Code that draws figures
______________________________

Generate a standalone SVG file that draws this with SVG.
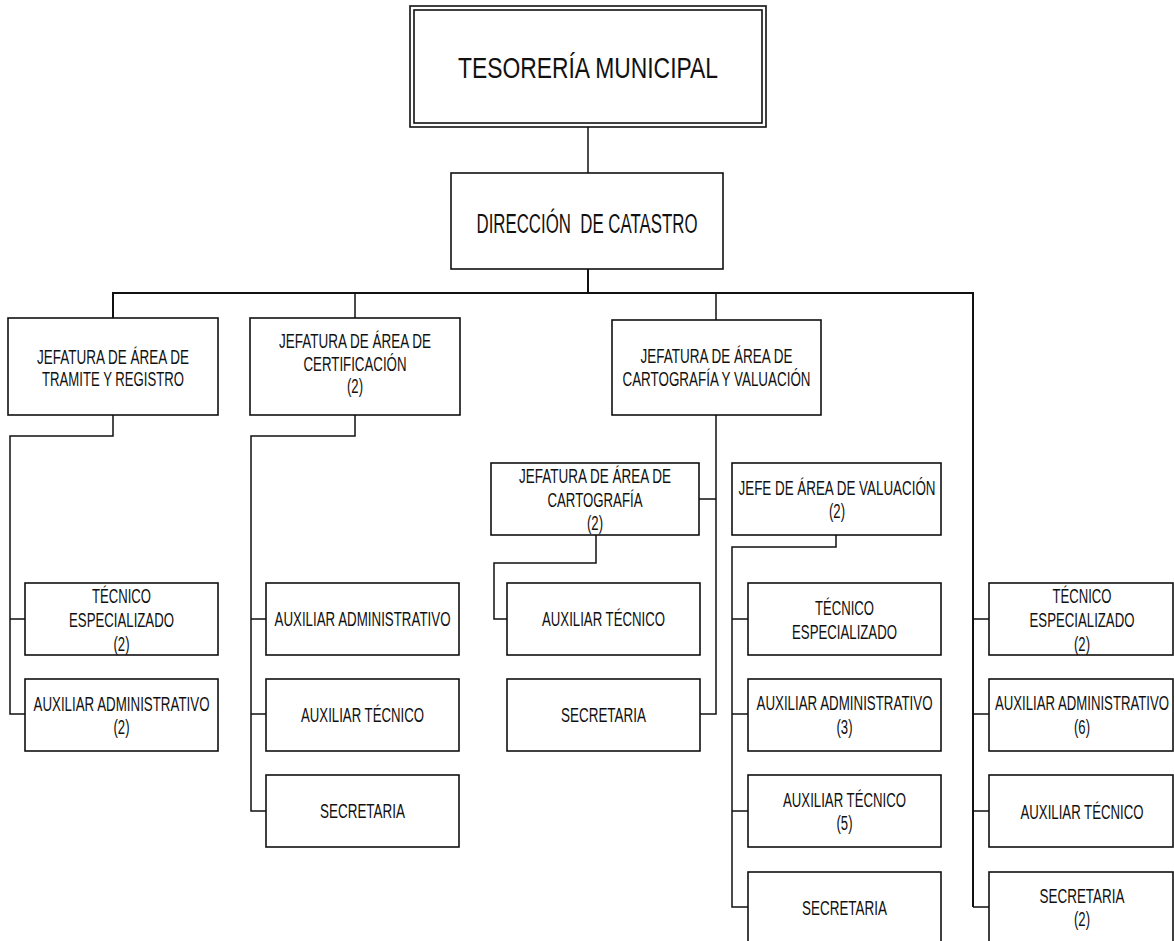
<svg xmlns="http://www.w3.org/2000/svg" width="1174" height="941" viewBox="0 0 1174 941">
  <style>
    .box { fill: #ffffff; stroke: #111111; stroke-width: 1.6; }
    .ln { fill: none; stroke: #111111; stroke-width: 1.5; }
    .bar { fill: none; stroke: #111111; stroke-width: 2; }
    text { font-family: "Liberation Sans", Arial, sans-serif; font-size: 20px; fill: #111111; text-anchor: middle; }
    .big { font-size: 30px; }
    .mid { font-size: 27px; }
  </style>
  <rect width="1174" height="941" fill="#ffffff"/>

  <!-- connectors -->
  <g id="connectors">
    <path class="ln" d="M588,127 V173"/>
    <path class="bar" d="M588,269 V293"/>
    <path class="bar" d="M113,318 V293 H973 V907"/>
    <path class="ln" d="M355,293 V318 M716,293 V320"/>
    <path class="ln" d="M973,619 H989 M973,714 H989 M973,811 H989 M973,907 H989"/>
    <!-- trámite y registro -->
    <path class="ln" d="M113,415 V436 H10 V714 H25 M10,619 H25"/>
    <!-- certificación -->
    <path class="ln" d="M355,415 V436 H251 V811 H266 M251,619 H266 M251,714 H266"/>
    <!-- cartografía y valuación -->
    <path class="ln" d="M716,415 V714 H700 M716,499 H699"/>
    <path class="ln" d="M596,535 V563 H494 V619 H507"/>
    <path class="ln" d="M836,535 V547 H732 V907 H748 M732,619 H748 M732,714 H748 M732,811 H748"/>
  </g>

  <g id="tesoreria">
    <rect class="box" x="410" y="6" width="356" height="121"/>
    <rect class="box" x="414" y="10" width="348" height="113"/>
    <text class="big" x="588" y="78" textLength="260" lengthAdjust="spacingAndGlyphs">TESORERÍA MUNICIPAL</text>
  </g>

  <g id="direccion">
    <rect class="box" x="451" y="173" width="272" height="96"/>
    <text class="mid" x="587" y="233" textLength="221" lengthAdjust="spacingAndGlyphs" xml:space="preserve">DIRECCIÓN  DE CATASTRO</text>
  </g>

  <g id="jef-tramite">
    <rect class="box" x="8" y="318" width="210" height="97"/>
    <text x="113" y="364" textLength="152" lengthAdjust="spacingAndGlyphs">JEFATURA DE ÁREA DE</text>
    <text x="113" y="386" textLength="142" lengthAdjust="spacingAndGlyphs">TRAMITE Y REGISTRO</text>
  </g>

  <g id="jef-certificacion">
    <rect class="box" x="250" y="318" width="210" height="97"/>
    <text x="355" y="348" textLength="152" lengthAdjust="spacingAndGlyphs">JEFATURA DE ÁREA DE</text>
    <text x="355" y="371" textLength="103" lengthAdjust="spacingAndGlyphs">CERTIFICACIÓN</text>
    <text x="355" y="393" textLength="16" lengthAdjust="spacingAndGlyphs">(2)</text>
  </g>

  <g id="jef-cartografia-valuacion">
    <rect class="box" x="612" y="320" width="209" height="95"/>
    <text x="716.5" y="363" textLength="152" lengthAdjust="spacingAndGlyphs">JEFATURA DE ÁREA DE</text>
    <text x="716.5" y="386" textLength="188" lengthAdjust="spacingAndGlyphs">CARTOGRAFÍA Y VALUACIÓN</text>
  </g>

  <g id="jef-cartografia">
    <rect class="box" x="491" y="463" width="208" height="72"/>
    <text x="595" y="483" textLength="152" lengthAdjust="spacingAndGlyphs">JEFATURA DE ÁREA DE</text>
    <text x="595" y="507" textLength="95" lengthAdjust="spacingAndGlyphs">CARTOGRAFÍA</text>
    <text x="595" y="530" textLength="16" lengthAdjust="spacingAndGlyphs">(2)</text>
  </g>

  <g id="jefe-valuacion">
    <rect class="box" x="732" y="463" width="209" height="72"/>
    <text x="837" y="495" textLength="197" lengthAdjust="spacingAndGlyphs">JEFE DE ÁREA DE VALUACIÓN</text>
    <text x="837" y="518" textLength="16" lengthAdjust="spacingAndGlyphs">(2)</text>
  </g>

  <!-- trámite y registro staff -->
  <g id="tr-tecnico">
    <rect class="box" x="25" y="583" width="193" height="72"/>
    <text x="121.5" y="603" textLength="59" lengthAdjust="spacingAndGlyphs">TÉCNICO</text>
    <text x="121.5" y="627" textLength="105" lengthAdjust="spacingAndGlyphs">ESPECIALIZADO</text>
    <text x="121.5" y="651" textLength="16" lengthAdjust="spacingAndGlyphs">(2)</text>
  </g>
  <g id="tr-aux-admin">
    <rect class="box" x="25" y="679" width="193" height="72"/>
    <text x="121.5" y="711" textLength="176" lengthAdjust="spacingAndGlyphs">AUXILIAR ADMINISTRATIVO</text>
    <text x="121.5" y="734" textLength="16" lengthAdjust="spacingAndGlyphs">(2)</text>
  </g>

  <!-- certificación staff -->
  <g id="ce-aux-admin">
    <rect class="box" x="266" y="583" width="193" height="72"/>
    <text x="362.5" y="626" textLength="176" lengthAdjust="spacingAndGlyphs">AUXILIAR ADMINISTRATIVO</text>
  </g>
  <g id="ce-aux-tecnico">
    <rect class="box" x="266" y="679" width="193" height="72"/>
    <text x="362.5" y="722" textLength="123" lengthAdjust="spacingAndGlyphs">AUXILIAR TÉCNICO</text>
  </g>
  <g id="ce-secretaria">
    <rect class="box" x="266" y="775" width="193" height="72"/>
    <text x="362.5" y="818" textLength="85" lengthAdjust="spacingAndGlyphs">SECRETARIA</text>
  </g>

  <!-- cartografía staff -->
  <g id="ca-aux-tecnico">
    <rect class="box" x="507" y="583" width="193" height="72"/>
    <text x="603.5" y="626" textLength="123" lengthAdjust="spacingAndGlyphs">AUXILIAR TÉCNICO</text>
  </g>
  <g id="ca-secretaria">
    <rect class="box" x="507" y="679" width="193" height="72"/>
    <text x="603.5" y="722" textLength="85" lengthAdjust="spacingAndGlyphs">SECRETARIA</text>
  </g>

  <!-- valuación staff -->
  <g id="va-tecnico">
    <rect class="box" x="748" y="583" width="193" height="72"/>
    <text x="844.5" y="615" textLength="59" lengthAdjust="spacingAndGlyphs">TÉCNICO</text>
    <text x="844.5" y="639" textLength="105" lengthAdjust="spacingAndGlyphs">ESPECIALIZADO</text>
  </g>
  <g id="va-aux-admin">
    <rect class="box" x="748" y="679" width="193" height="72"/>
    <text x="844.5" y="710" textLength="176" lengthAdjust="spacingAndGlyphs">AUXILIAR ADMINISTRATIVO</text>
    <text x="844.5" y="734" textLength="16" lengthAdjust="spacingAndGlyphs">(3)</text>
  </g>
  <g id="va-aux-tecnico">
    <rect class="box" x="748" y="775" width="193" height="72"/>
    <text x="844.5" y="807" textLength="123" lengthAdjust="spacingAndGlyphs">AUXILIAR TÉCNICO</text>
    <text x="844.5" y="830" textLength="16" lengthAdjust="spacingAndGlyphs">(5)</text>
  </g>
  <g id="va-secretaria">
    <rect class="box" x="748" y="872" width="193" height="72"/>
    <text x="844.5" y="915" textLength="85" lengthAdjust="spacingAndGlyphs">SECRETARIA</text>
  </g>

  <!-- staff attached directly to the dirección -->
  <g id="di-tecnico">
    <rect class="box" x="989" y="583" width="184" height="72"/>
    <text x="1082" y="603" textLength="59" lengthAdjust="spacingAndGlyphs">TÉCNICO</text>
    <text x="1082" y="627" textLength="105" lengthAdjust="spacingAndGlyphs">ESPECIALIZADO</text>
    <text x="1082" y="651" textLength="16" lengthAdjust="spacingAndGlyphs">(2)</text>
  </g>
  <g id="di-aux-admin">
    <rect class="box" x="989" y="679" width="184" height="72"/>
    <text x="1082" y="710" textLength="174" lengthAdjust="spacingAndGlyphs">AUXILIAR ADMINISTRATIVO</text>
    <text x="1082" y="734" textLength="16" lengthAdjust="spacingAndGlyphs">(6)</text>
  </g>
  <g id="di-aux-tecnico">
    <rect class="box" x="989" y="775" width="184" height="72"/>
    <text x="1082" y="819" textLength="123" lengthAdjust="spacingAndGlyphs">AUXILIAR TÉCNICO</text>
  </g>
  <g id="di-secretaria">
    <rect class="box" x="989" y="872" width="184" height="72"/>
    <text x="1082" y="903" textLength="85" lengthAdjust="spacingAndGlyphs">SECRETARIA</text>
    <text x="1082" y="926" textLength="16" lengthAdjust="spacingAndGlyphs">(2)</text>
  </g>
</svg>
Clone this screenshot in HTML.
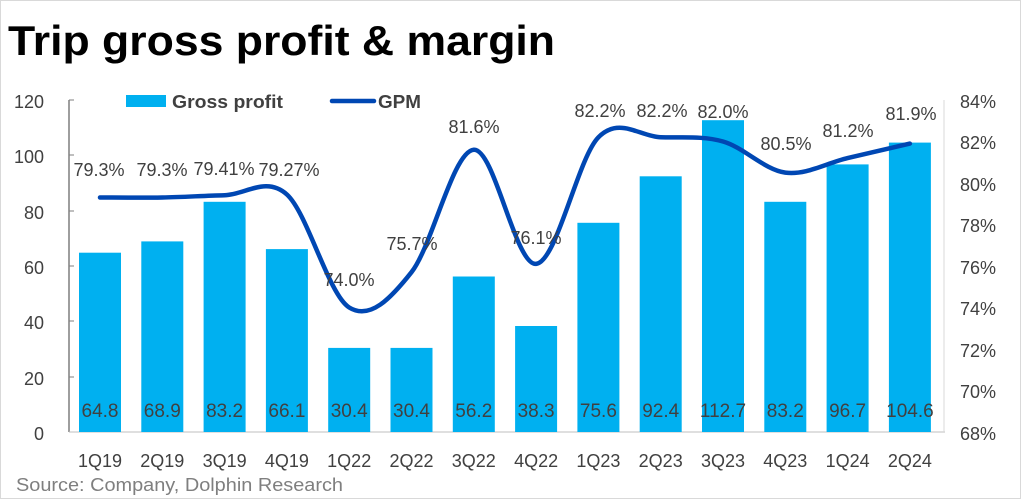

______________________________

▸ Request
Which lines of the material contain the string "this"? List each of them.

▸ The response
Generate a standalone SVG file that draws this with SVG.
Clone this screenshot in HTML.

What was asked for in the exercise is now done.